The duo were also lucky that they were developing a game as the crowdfunding boom began, just after Double Fine first tackled Kickstarter. When Subset Games went to Kickstarter shortly after, the idea was to raise some money for Ben Prunty, music and sound designer for FTL, who had been working on the game for free. The goal was $10,000. By the end of the campaign, they had secured $200,000 in funding.
“We had pictured the process to be sort of a way for family and friends to support us,” Justin Ma remembers as we chat during Reboot Develop. “Then suddenly the whole industry seemed to be turning their eyes to crowdfunding and we were one of the very few games on the platform. Everyone just jumped on it. It was incredible, but it was also a huge stressor. So figuring out how to adapt to that, seeing how we’re going to actually have a beta with thousands of people and not 15… We could have maybe mentally prepared better, but the reality of adjusting post Kickstarter was a challenge.”
The new developers were pleased with their crowdfunding success, but that success came with added pressure. It was before the days of stretch goals – another mercy – but they went from developing a game in their free time to being watched by the whole industry pretty much overnight. It was an overwhelming sensation. Despite the success of FTL’s launch, this is a feeling Ma and Davis are unlikely to pursue again.
“We don’t do marketing. This is as close to marketing as we do,” Ma says, referring to the interview we’re having. “I would rather promise nothing than to make a promise that doesn’t come through. The pushback you get from people is terrifying. People get so invested and they care so much about these things. I don’t want to hurt them and I don’t want to expose us to any problems.”
That’s why Into the Breach, a mechs versus kaiju game that came out early 2018, released out of nowhere. “We very consciously did not announce it,” Ma explains. “We tried to make sure there were no expectations from fans who’d be disappointed if it wasn’t what they were hoping it would be. We also set it up so that we could drop it at any point if we thought it wasn’t going anywhere. We didn’t try to build up any expectation, and we really wanted to embrace how we initially worked on FTL at the start, which was just the two of us having fun. We tried to capture that feeling with as little pressure as possible, to moderate success. There’s definitely a bit of sophomore syndrome. Honestly, FTL was very stressful for us both and we crunched pretty hard.”
Development on Into the Breach took around four years, and the pair made sure to balance their work with their personal lives this time around. By this point, Davis had two children. Ma and his wife also had stuff going on. They all did a bit of travelling to unwind between projects, and when they did settle on Into the Breach, they made a conscious effort to not burn out.
“We definitely tried to not get obsessed about it and think about it all day every day,” Ma says. “But that being said, it has the drawback of it taking way too long. It was a very slow process and it often felt like we were just spinning our wheels and not making any progress. I’m not sure how we’ll approach our next game, but we’ll definitely want it to be a shorter development cycle.”
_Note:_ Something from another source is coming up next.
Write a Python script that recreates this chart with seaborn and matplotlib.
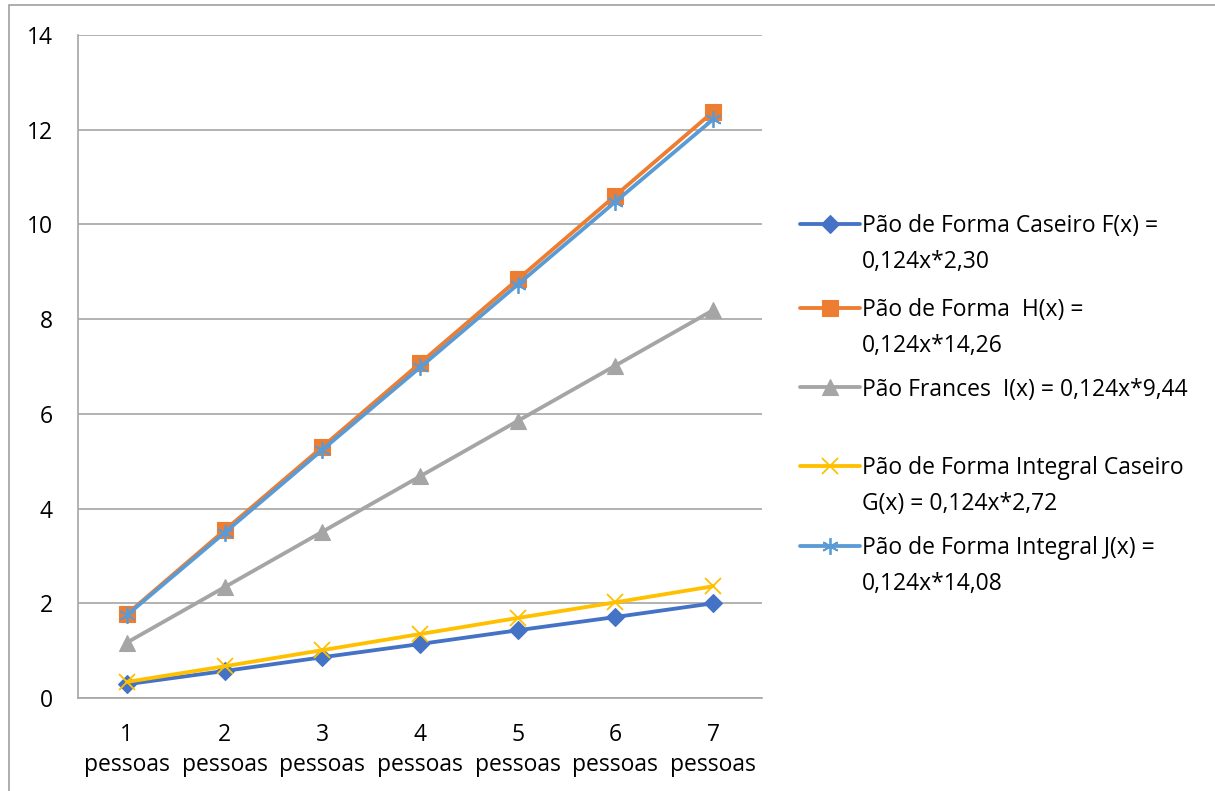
import numpy as np
import pandas as pd
import matplotlib
matplotlib.use("Agg")
import matplotlib.pyplot as plt
import seaborn as sns
from matplotlib.lines import Line2D
from matplotlib.patches import Rectangle

# ---- data ----
categories = ["1\npessoas", "2\npessoas", "3\npessoas", "4\npessoas",
              "5\npessoas", "6\npessoas", "7\npessoas"]
forma_caseiro = [0.29, 0.57, 0.86, 1.14, 1.43, 1.71, 2.00]
forma = [1.77, 3.54, 5.30, 7.07, 8.84, 10.61, 12.38]
frances = [1.17, 2.34, 3.51, 4.68, 5.85, 7.02, 8.19]
integral_caseiro = [0.34, 0.67, 1.01, 1.35, 1.69, 2.02, 2.36]
integral = [1.75, 3.49, 5.24, 6.98, 8.73, 10.48, 12.22]
series_labels = [
    "Pão de Forma Caseiro F(x) =\n0,124x*2,30",
    "Pão de Forma  H(x) =\n0,124x*14,26",
    "Pão Frances  I(x) = 0,124x*9,44",
    "Pão de Forma Integral Caseiro\nG(x) = 0,124x*2,72",
    "Pão de Forma Integral J(x) =\n0,124x*14,08",
]
y_ticks = [0, 2, 4, 6, 8, 10, 12, 14]

# ---- styling ----
colors = ["#4472C4", "#ED7D31", "#A5A5A5", "#FFC000", "#5B9BD5"]
markers = ["D", "s", "^", "x", (6, 2, 0)]
marker_sizes = [9, 11, 11.5, 12, 12]
marker_filled = [True, True, True, False, False]
grid_color = "#A6A6A6"
line_w = 2.75
font_size = 16.5

sns.set_theme(style="white")
plt.rcParams["font.family"] = ["Open Sans", "DejaVu Sans"]

W, H = 1215, 791
fig = plt.figure(figsize=(W / 100, H / 100), dpi=100)
ax = fig.add_axes([78 / W, 1 - 698 / H, (762 - 78) / W, (698 - 35) / H])

all_series = [forma_caseiro, forma, frances, integral_caseiro, integral]
for vals, col, mk, ms, filled in zip(all_series, colors, markers,
                                      marker_sizes, marker_filled):
    df = pd.DataFrame({"grupo": categories, "valor": vals})
    sns.lineplot(data=df, x="grupo", y="valor", ax=ax, color=col,
                 linewidth=line_w, marker=mk, markersize=ms,
                 markeredgecolor=col,
                 markerfacecolor=col if filled else "none",
                 markeredgewidth=0.8 if filled else 1.3,
                 legend=False, sort=False)

# axes
ax.set_xlim(-0.5, len(categories) - 0.5)
ax.set_ylim(0, 14)
ax.set_yticks(y_ticks)
ax.set_xlabel("")
ax.set_ylabel("")
ax.set_xticks(range(len(categories)))
ax.set_xticklabels(categories, fontsize=font_size, color="black",
                   linespacing=1.33)
ax.set_xticks(np.arange(-0.5, len(categories), 1.0), minor=True)
ax.tick_params(axis="x", which="major", length=0, pad=18)
ax.tick_params(axis="x", which="minor", length=7.2, width=1.2,
               color=grid_color, direction="out")
ax.tick_params(axis="y", which="major", length=7.2, width=1.2,
               color=grid_color, direction="out", pad=11,
               labelsize=font_size, labelcolor="black")
ax.yaxis.grid(True, color=grid_color, linewidth=1.2)
ax.xaxis.grid(False)
ax.set_axisbelow(True)
for side in ("top", "right"):
    ax.spines[side].set_visible(False)
for side in ("left", "bottom"):
    ax.spines[side].set_color(grid_color)
    ax.spines[side].set_linewidth(1.2)

# legend drawn beside the plot; each text block hangs from its first line
legend_rows = [224, 308, 387, 466, 546]
text_rise = 9.5
for lab, col, mk, ms, filled, ypx in zip(series_labels, colors, markers,
                                         marker_sizes, marker_filled,
                                         legend_rows):
    yf = 1 - ypx / H
    fig.add_artist(Line2D([800 / W, 860 / W], [yf, yf], color=col,
                          linewidth=line_w, transform=fig.transFigure))
    fig.add_artist(Line2D([830 / W], [yf], marker=mk, markersize=ms,
                          markeredgecolor=col,
                          markerfacecolor=col if filled else "none",
                          markeredgewidth=0.8 if filled else 1.3,
                          linestyle="none", transform=fig.transFigure))
    fig.text(862 / W, 1 - (ypx - text_rise) / H, lab, ha="left",
             va="top", fontsize=font_size, linespacing=1.62,
             color="black")

# chart frame
fig.add_artist(Rectangle((9 / W, -0.05), 1.2, 1.05 - 5 / H,
                         transform=fig.transFigure, fill=False,
                         edgecolor="#A0A0A0", linewidth=1.2,
                         clip_on=False))

fig.savefig("out.png", dpi=100)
Part of the reason Into the Breach took so long is because it was such an iterative process that constantly evolved, all starting from an initial concept: collateral damage. Ma and Davis had been watching the rise of the superhero film, where seeing the likes of Superman punch someone through a skyscraper sparked inspiration. What if the hero actually gave a shit?
“We wanted to show what it feels like to sacrifice yourself to protect people in a city,” Ma explains. “The mechs, monsters, kaiju theme fit naturally with that. The actual combat mechanics of the game were mostly figured out through trial and error. We didn’t know at the start exactly how it would work.”
Originally, Into the Breach had an XCOM-esque strategy layer slotted between the action segments, where you would have to manage the economy, research, and mech maintenance. That section of the game never made it in. “We cut it mostly because it was bad,” Ma laughs. “We were struggling for maybe two and a half years on all these different attempts and eventually we were like, ‘Okay, what is interesting about this build so far?’”
The interesting thing, it turned out, was the ability of a single enemy. This enemy had a quirk where it would telegraph its attacks – a mechanic that lends itself well to the theme of collateral damage. To counter this enemy, you would often have to move your mechs into harm’s way and take a hit, sacrificing some of your armour for the good of the city.
“We were trying a number of things to find some way to be innovative, because we started as a very generic tactics-style game,” Ma remembers. “So we were trying to mess around with things like different turn orders, time systems, but [telegraphed attacks were] by far the most interesting thing. It’s also thematically very appropriate because you see and you feel that the buildings are under threat and then you have to prevent it, rather than the constant theoretical threat of them attacking the buildings. So it feels like you have more control over the outcome. If you didn’t, you’d have to preemptively defend and then maybe nothing would happen. We cut basically everything that didn’t inform the combat. We made it super simple – a bunch of battles and it’s over. It was a much smaller game than we were initially pitching, but in the end it’s definitely a better game.”
This focus is one of the things that makes Into the Breach such a great game. Your tactical options are always apparent, the rules are consistent, and it always feels like there’s a perfect set of moves – regardless of what squad you play as – to counter any situation. This isn’t achieved by some AI wizardry or procedural weirdness, however – it’s the leanness of the game, the tightness of the design that makes it feel this way.
“AI basically just picks from a list of what does the most damage and picks randomly from the top,” Ma explains. “Then each of the enemies, they don’t know what the other enemies are doing. It doesn’t know what your abilities are. It’s super, super basic – just a bunch of random threats. I think the reason it feels like there’s always a solution is because we put a lot of effort into making each weapon have multiple purposes and have utility outside of just damaging. So even though you can only have three units, it feels like a really wide decision space because they can interact in different ways. So it just ended up feeling like anything is possible.
“The big way we prevented it feeling impossible, I think, was less about the AI and more about the map design. We structured the maps in ways that prevented situations that feel impossible to solve, and we also made sure the AI didn’t stand near the edges, near the back lines, stuff like that, because in that case you can’t usually prevent them from doing damage.”
Subset Games’ entire ethos seems to be built around this: strip everything back to the basics. How do you improve the readability of your game? Literally show the player what the enemy will do next. How do you ensure there’s always some environmental interaction? Make the maps small. How do we make this layer of strategy work? Cut it. How will we market our games? We won’t. It’s not an approach that can work for every studio and Ma is well aware of how fortunate him and Davis have been in this respect, but I’m glad a company like Subset Games exists – a developer that realises sometimes less is more. Don’t expect the studio’s next attack to be telegraphed, though.